The Indian empire had always been a heterogeneous organism. Its political map was a mosaic of princely states (there were over 500 in 1919) and provinces directly governed by British officials. These states covered two-fifths of the subcontinent and contained a quarter of its population. It would have been impossible to have drawn an exact racial or religious chart of India, although, as a general rule, Muslims were concentrated in the north-western regions and Bengal. They were a minority comprising a seventh of a population which stood at 280 million in 1940.

Racial and religious tolerance was scarce in India. The Ghurka soldiers who shot down demonstrators in Amritsar in 1919 later admitted that they had enjoyed killing people of the plains.
1
In 1923 intelligence sources revealed that Hindus had been secretly pleased by recent air raids on Pathan villages on the North-West Frontier.
2
An army inquiry of 1943 as to which soldiers were best suited for policing duties revealed that, ‘The Sikh would at heart enjoy nothing more than hammering Muslims.’
3
There is no reason to disbelieve these statements, nor dismiss out of hand nationalist assertions that the British cynically exploited racial and religious antipathies in order to ‘divide and rule’.

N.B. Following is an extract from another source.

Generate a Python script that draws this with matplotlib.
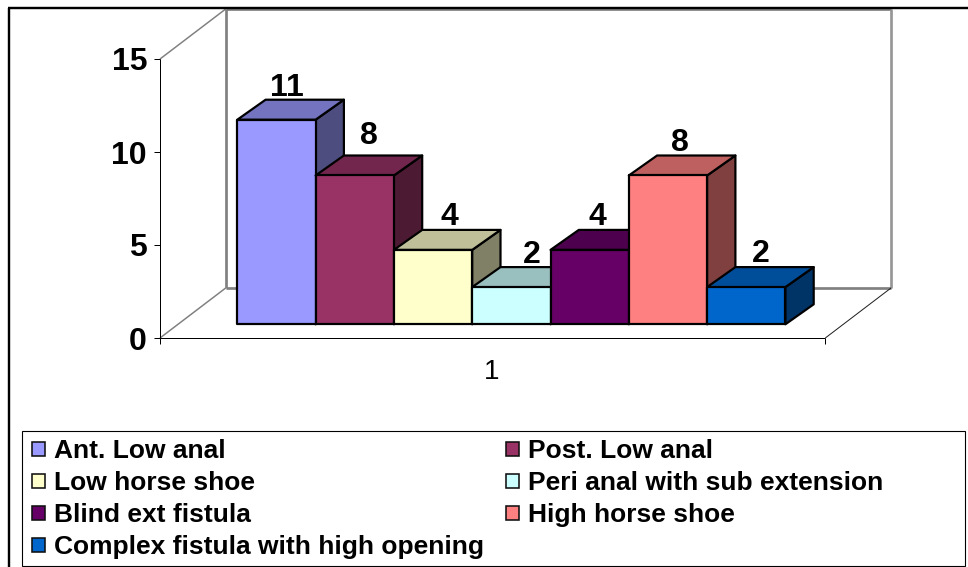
import matplotlib
matplotlib.use('Agg')
import matplotlib.pyplot as plt
from matplotlib.patches import Polygon, Rectangle

plt.rcParams['font.family'] = ['Liberation Sans', 'DejaVu Sans']

# data
categories = ['Ant. Low anal', 'Post. Low anal', 'Low horse shoe',
              'Peri anal with sub extension', 'Blind ext fistula',
              'High horse shoe', 'Complex fistula with high opening']
values = [11, 8, 4, 2, 4, 8, 2]
colors = ['#9999FF', '#993366', '#FFFFCC', '#CCFFFF', '#660066', '#FF8080', '#0066CC']
tick_values = [0, 5, 10, 15]
category_label = '1'

W, H = 968, 567
PX = 0.72  # one pixel in points at dpi 100

# pixel scale of the value axis
X0, BAR_W = 237.3, 78.3
Y0, UNIT = 324.3, 18.6

fig = plt.figure(figsize=(W / 100, H / 100), dpi=100, facecolor='white')
ax = fig.add_axes([0, 0, 1, 1])
ax.set_xlim(-X0 / BAR_W, (W - X0) / BAR_W)
ax.set_ylim((Y0 - H) / UNIT, Y0 / UNIT)
ax.axis('off')

# one pixel in data units, used for the oblique projection
px_x, px_y = 1 / BAR_W, 1 / UNIT
bar_dx, bar_dy = 28.3 * px_x, 20 * px_y
wall_dx, wall_dy = 65.7 * px_x, 50 * px_y

# front floor corners
left, right = -77.3 * px_x, 588 * px_x
floor = -13.7 * px_y


def shade(col, k):
    r, g, b = matplotlib.colors.to_rgb(col)
    return (r * k, g * k, b * k)


def line(xs, ys, color, width):
    ax.plot(xs, ys, color=color, lw=width * PX, solid_capstyle='butt', zorder=1)


# back wall and floor edges
top = 15 + floor
line([left + wall_dx, left + wall_dx], [floor + wall_dy, top + wall_dy], '#808080', 2.7)
line([left + wall_dx, right + wall_dx], [top + wall_dy, top + wall_dy], '#808080', 2.7)
line([right + wall_dx, right + wall_dx], [floor + wall_dy, top + wall_dy], '#969696', 2.7)
line([left + wall_dx, right + wall_dx], [floor + wall_dy, floor + wall_dy], '#808080', 2.7)
line([left, left + wall_dx], [floor, floor + wall_dy], '#808080', 1.5)
line([left, left + wall_dx], [top, top + wall_dy], '#808080', 1.5)
line([right, right + wall_dx], [floor, floor + wall_dy], '#202020', 1)

# front axes with tick marks
line([left, left], [floor, top], '#000000', 1)
line([left, right], [floor, floor], '#000000', 1)
line([left, left], [floor, floor - 6 * px_y], '#000000', 1)
line([right, right], [floor, floor - 6 * px_y], '#000000', 1)
for t in tick_values:
    line([left - 6 * px_x, left], [t + floor, t + floor], '#000000', 1)
    ax.text(left - 13 * px_x, t + floor, str(t), ha='right', va='center_baseline',
            fontsize=23, fontweight='bold', color='black')

ax.text(3.25, floor - 31 * px_y, category_label, ha='center', va='center_baseline',
        fontsize=20, color='black')

# bars: front, top and side faces
for i, (v, c) in enumerate(zip(values, colors)):
    z = 3 + i
    kw = dict(edgecolor='black', lw=2.2 * PX, joinstyle='round', zorder=z)
    ax.add_patch(Polygon([(i + 1, 0), (i + 1 + bar_dx, bar_dy),
                          (i + 1 + bar_dx, v + bar_dy), (i + 1, v)],
                         facecolor=shade(c, 0.5), **kw))
    ax.add_patch(Polygon([(i, v), (i + bar_dx, v + bar_dy),
                          (i + 1 + bar_dx, v + bar_dy), (i + 1, v)],
                         facecolor=shade(c, 0.75), **kw))
    ax.add_patch(Rectangle((i, 0), 1, v, facecolor=c, **kw))

# value labels sit above the back top edge of each bar
label_dx = [-4, 0, 2, 6, -6, -2, 0]
label_dy = [15, 23, 16, 16, 16, 16, 17]
for i, v in enumerate(values):
    ax.text(i + 0.5 + bar_dx / 2 + label_dx[i] * px_x, v + bar_dy + label_dy[i] * px_y,
            str(v), ha='center', va='center_baseline', fontsize=23,
            fontweight='bold', color='black', zorder=20)

# overlay in pixels for the outer frame and the legend
ov = fig.add_axes([0, 0, 1, 1], facecolor='none')
ov.set_xlim(0, W)
ov.set_ylim(H, 0)
ov.axis('off')

ov.plot([9, 9], [H, 8], color='black', lw=2.4 * PX, solid_capstyle='butt')
ov.plot([8, W], [8, 8], color='black', lw=2.4 * PX, solid_capstyle='butt')

ov.add_patch(Rectangle((21.5, 430.5), 943.5, 135, facecolor='white',
                       edgecolor='black', lw=1.1 * PX))
row_y = [448.5, 480.5, 512.5, 544.5]
for i, (name, c) in enumerate(zip(categories, colors)):
    col = i % 2
    y = row_y[i // 2]
    sx, tx = (31.5, 54.5) if col == 0 else (505.5, 528)
    ov.add_patch(Rectangle((sx, y - 7), 13.5, 14, facecolor=c, edgecolor='#111111',
                           lw=1.6 * PX))
    ov.text(tx, y, name, ha='left', va='center_baseline', fontsize=19,
            fontweight='bold', color='black')

fig.savefig('out.png', dpi=100, facecolor='white')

On the other hand, those diehards who wanted the raj to continue come what may, claimed that Britain alone could keep the peace and act as a dispassionate umpire, balancing the rights of one faith against the other. This argument was strengthened during the 1920s when sectarian disorders increased alarmingly. The most trivial incident could spark off massacre and looting: a street squabble between two schoolboys, one Hindu, the other Muslim, led to ten days of rioting and pillage in Dacca in 1929.
4
The leaders of the dominant Indian National Congress were horrified by such events, and sectarian malevolence in general. It was the greatest obstacle to national unity for it prevented Indians from thinking of themselves as Indians first and Muslims or Hindus second, and acting accordingly. Jawaharlal Nehru saw religion as India’s greatest bane, believing that it fostered dogmatism and narrow-mindedness.
5
Educated at Harrow and Cambridge, he had travelled far from that world in which the public slaughter of a cow or lurid tales of the forcible conversion of Hindu maidens could drive a Hindu to such a pitch of fury that he would kill his Muslim neighbours and burn down their houses.